When expressing a concern about sending my unit into Drobo (post bankruptcy filing) my support person reassured me with this:

For the company bankruptcy, we are not closing.

“The restructuring process will enable us to continue servicing our customers and partners and make the necessary investments to achieve our strategic objectives.”

“StorCentric concluded that the voluntary Ch 11 reorganization is the best way to fix our balance sheet and we will remain fully functional during the restructuring process.”


The only surprising thing about this is that Drobo was still in business (or their parent) to declare bankruptcy. They haven't introduced a new product in years, they've had zero stock anywhere for the better part of a year, and even *before* all of that their units lagged seriously behind their competitors. In the last five years, their NAS added... an ethernet port. And their DAS increased speed slightly. Compare that to the multitude of upgrades and capabilities on anything from Synology or QNAP. It's just been a sad slow slide for a once-pioneering firm.

Drobo was fantastic, except for one critical thing: it used proprietary algorithms. That was a deal breaker for our University. They lost thousands of sales, and here is the result…

@MeX agree with you there. I loved the idea of Drobo, and for a while the animation studio I worked at used one, but the fact that you couldn't get at your data if something went wrong, and in my experience something always inevitably goes wrong, is a dealbreaker. I need to have all of the tools I need on hand to do whatever it is I need to do.

Over the years, I've enjoyed using snapraid because a) it's free software, and b) all of my data is always accessible because it's just a normal filesystem. Not the most convenient, though. I'd love something like it that's more convenient, so long as it can run on macOS and Linux and my data is not at risk of being lost within a proprietary black box.

I'll like to mention a nice RAID solution from Areca, the ARC-8050T3U series H/W RAID box with thunderbolt 3/USB-C 3.2 connection to host, bonus with a SAS expansion port for cascading further down.

The H/W RAID chip is from LSI, the de facto industry standard. If the Areca box died, you pull out the disk trays and connect them to a LSI H/W RAID adapter (200~300 US$), the RAID data will be there for your further actions.

Another nice thing of this is its speed.
You get more than 1000 MB/s read/write speed with a configuration of 5 or 6 spinning SATA disks.

The last nice thing is easeness in expanding the capacity.
I just replaced the 5 filled up 6T disks (24T of data) with 4 16T disks in two days, without going through the pain by doing it in conventional wary of replacing the disks one by one incurring possible failure of RAID rebuild in each step and then manually fix the partition meta dat to accommodate the enlarged partition size, a half month stressing period to both the RAID box and human mind according to my prior experience.

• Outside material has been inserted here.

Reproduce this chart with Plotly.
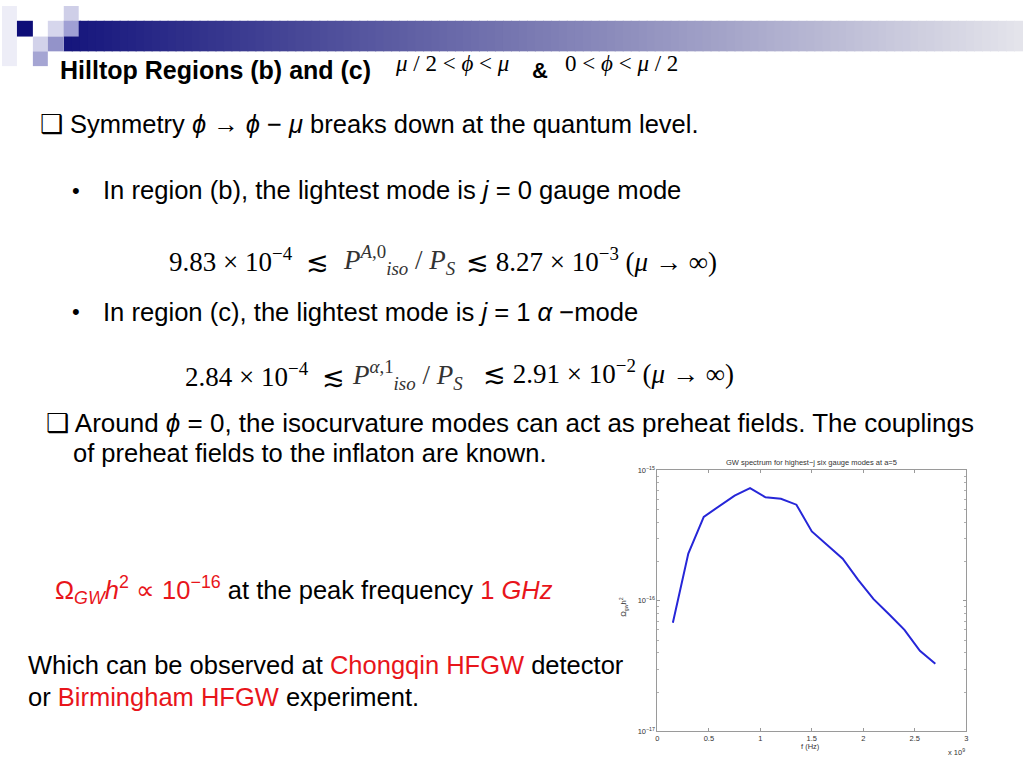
import plotly.graph_objects as go

# GW spectrum (f in units of 1e9 Hz)
freq = [0.15, 0.30, 0.45, 0.60, 0.75, 0.90, 1.05, 1.20, 1.35, 1.50,
        1.65, 1.80, 1.95, 2.10, 2.25, 2.40, 2.55, 2.70]
omega_gw_h2 = [6.8e-17, 2.3e-16, 4.4e-16, 5.3e-16, 6.4e-16, 7.3e-16, 6.2e-16, 6.05e-16, 5.45e-16, 3.4e-16,
               2.65e-16, 2.1e-16, 1.45e-16, 1.03e-16, 7.9e-17, 6.0e-17, 4.15e-17, 3.3e-17]

x_ticks = [0, 0.5, 1, 1.5, 2, 2.5, 3]
x_tick_labels = ["0", "0.5", "1", "1.5", "2", "2.5", "3"]
y_ticks = [1e-17, 1e-16, 1e-15]
y_tick_labels = ["10<sup>−17</sup>", "10<sup>−16</sup>", "10<sup>−15</sup>"]

W, H = 1024, 768
SANS = "Liberation Sans"
SERIF = "Liberation Serif"
RED = "#e8151b"
DX, DY = -4, -5  # annotation box padding vs. glyph position


def px(x, y):
    return (x + DX) / W, 1 - (y + DY) / H


fig = go.Figure()
fig.add_trace(
    go.Scatter(
        x=freq,
        y=omega_gw_h2,
        mode="lines",
        line=dict(color="#2626d8", width=2),
        showlegend=False,
    )
)

# header decoration: squares + fading bar
shapes = []
squares = [
    (0, 0, 15, 61, "#ededf7"),
    (62, 0, 77, 15, "#cfcfe8"),
    (15, 15, 31, 31, "#0d0d78"),
    (46, 15, 62, 31, "#d6d6ec"),
    (62, 15, 77, 31, "#a0a0d4"),
    (31, 31, 46, 46, "#d2d2ea"),
    (46, 31, 62, 46, "#9393c9"),
    (31, 46, 46, 61, "#a5a5d3"),
]
n_steps = 120
x0, x1 = 62, 1024
for i in range(n_steps):
    t = i / (n_steps - 1)
    r = int(22 + t * (228 - 22))
    g = int(22 + t * (228 - 22))
    b = int(125 + t * (235 - 125))
    xa = x0 + (x1 - x0) * i / n_steps
    xb = x0 + (x1 - x0) * (i + 1) / n_steps + 1
    shapes.append(dict(type="rect", xref="paper", yref="paper",
                       x0=xa / W, x1=xb / W, y0=1 - 46 / H, y1=1 - 15 / H,
                       fillcolor=f"rgb({r},{g},{b})", line=dict(width=0), layer="below"))
for (a, b_, c, d, col) in squares:
    shapes.append(dict(type="rect", xref="paper", yref="paper",
                       x0=a / W, x1=c / W, y0=1 - d / H, y1=1 - b_ / H,
                       fillcolor=col, line=dict(width=0), layer="below"))

P_A0 = "<i>P</i><sup><i>A</i>,0</sup><sub><i>iso</i></sub> / <i>P<sub>S</sub></i>"
P_a1 = "<i>P</i><sup><i>α</i>,1</sup><sub><i>iso</i></sub> / <i>P<sub>S</sub></i>"

texts = [
    (60, 70, "<b>Hilltop Regions (b) and (c)</b>", SANS, 25, "black"),
    (397, 63, "<i>μ</i> / 2 &lt; <i>ϕ</i> &lt; <i>μ</i>", SERIF, 23, "black"),
    (534, 70, "<b>&amp;</b>", SANS, 22, "black"),
    (567, 63, "0 &lt; <i>ϕ</i> &lt; <i>μ</i> / 2", SERIF, 23, "black"),
    (40, 125, "❑ Symmetry <i>ϕ</i> → <i>ϕ</i> − <i>μ</i> breaks down at the quantum level.", SANS, 25.5, "black"),
    (72, 192, "•", SANS, 22, "black"),
    (103, 192, "In region (b), the lightest mode is <i>j</i> = 0 gauge mode", SANS, 25.6, "black"),
    (170, 263, "9.83 × 10<sup>−4</sup>  ≲", SERIF, 27, "black"),
    (344, 263, P_A0, SERIF, 27, "#333333"),
    (468, 263, "≲ 8.27 × 10<sup>−3</sup> (<i>μ</i> → ∞)", SERIF, 27, "black"),
    (72, 315, "•", SANS, 22, "black"),
    (103, 315, "In region (c), the lightest mode is <i>j</i> = 1 <i>α</i> −mode", SANS, 25.6, "black"),
    (186, 379, "2.84 × 10<sup>−4</sup>  ≲", SERIF, 27, "black"),
    (353, 379, P_a1, SERIF, 27, "#333333"),
    (485, 376, "≲ 2.91 × 10<sup>−2</sup> (<i>μ</i> → ∞)", SERIF, 27, "black"),
    (46, 428, "❑ Around <i>ϕ</i> = 0, the isocurvature modes can act as preheat fields. The couplings", SANS, 26, "black"),
    (73, 458, "of preheat fields to the inflaton are known.", SANS, 25.5, "black"),
    (55, 597, f"<span style='color:{RED}'>Ω<sub><i>GW</i></sub><i>h</i><sup>2</sup> ∝ 10<sup>−16</sup></span>"
              f" at the peak frequency <span style='color:{RED}'>1 <i>GHz</i></span>", SANS, 25.5, "black"),
    (28, 674, f"Which can be observed at <span style='color:{RED}'>Chongqin HFGW</span> detector", SANS, 25.5, "black"),
    (28, 706, f"or <span style='color:{RED}'>Birmingham HFGW</span> experiment.", SANS, 25.5, "black"),
]
annotations = []
for (x, y, txt, fam, size, col) in texts:
    ax, ay = px(x, y)
    annotations.append(dict(x=ax, y=ay, xref="paper", yref="paper", text=txt, showarrow=False,
                            xanchor="left", yanchor="middle", align="left",
                            font=dict(family=fam, size=size, color=col)))

# inset chart labels
small = dict(family=SANS, size=7.5, color="#333333")
annotations.append(dict(x=813 / W, y=1 - 463 / H, xref="paper", yref="paper", showarrow=False,
                        text="GW spectrum for highest−j six gauge modes at a=5",
                        xanchor="center", yanchor="middle", font=small))
annotations.append(dict(x=624 / W, y=1 - 610 / H, xref="paper", yref="paper", showarrow=False,
                        text="Ω<sub>gw</sub>h<sup>2</sup>", textangle=-90,
                        xanchor="center", yanchor="middle", font=small))
annotations.append(dict(x=812 / W, y=1 - 751 / H, xref="paper", yref="paper", showarrow=False,
                        text="f (Hz)", xanchor="center", yanchor="middle", font=small))
annotations.append(dict(x=958 / W, y=1 - 757 / H, xref="paper", yref="paper", showarrow=False,
                        text="x 10<sup>9</sup>", xanchor="center", yanchor="middle", font=small))

axis_common = dict(showline=True, linecolor="#9a9a9a", linewidth=1, mirror="ticks",
                   ticks="inside", ticklen=3, tickcolor="#9a9a9a", showgrid=False, zeroline=False,
                   tickfont=small)

fig.update_layout(
    width=W,
    height=H,
    margin=dict(l=0, r=0, t=0, b=0),
    paper_bgcolor="white",
    plot_bgcolor="white",
    shapes=shapes,
    annotations=annotations,
    xaxis=dict(domain=[658 / W, 968 / W], range=[0, 3], tickvals=x_ticks, ticktext=x_tick_labels,
               **axis_common),
    yaxis=dict(domain=[1 - 736 / H, 1 - 471 / H], type="log", range=[-17, -15],
               tickvals=y_ticks, ticktext=y_tick_labels,
               minor=dict(ticks="inside", ticklen=2, tickcolor="#b0b0b0", dtick="D1"),
               **axis_common),
)

# drop the default page margin/scrolling so the slide sits exactly in the window
fig.write_html("out.html", config={"displayModeBar": False},
               post_script="document.body.style.margin='0';document.body.style.overflow='hidden';")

All I did was connecting an SAS expander board (hooked with the 4 16T disk on its downstream port) to the box's SAS expansion port, creating a new 48T RAID off the new disks, copying the data on the old RAID to the new RAID, and finally replacing the 5 6T disks in the box with the 4 16T disks. All are done with my iMac 2017, without any fuss. (It took 24 hours to copy 24TB of data; the write speed: 150MB/s per-disk x 4 = 600MB/s)

(In SAS nature, the SAS expander board shouldn't be necessary since the box's SAS expansion port is 4x and is capable of directly connecting to 4 SAS or SATA disk powered by external SATA power from modern PC power supply. I tried it but the box failed to recognize any of the disks, obviously Areca tweaked the SAS firmware to not allow such usage. I'm planning to write a letter to Areca to fix this stupid restriction.)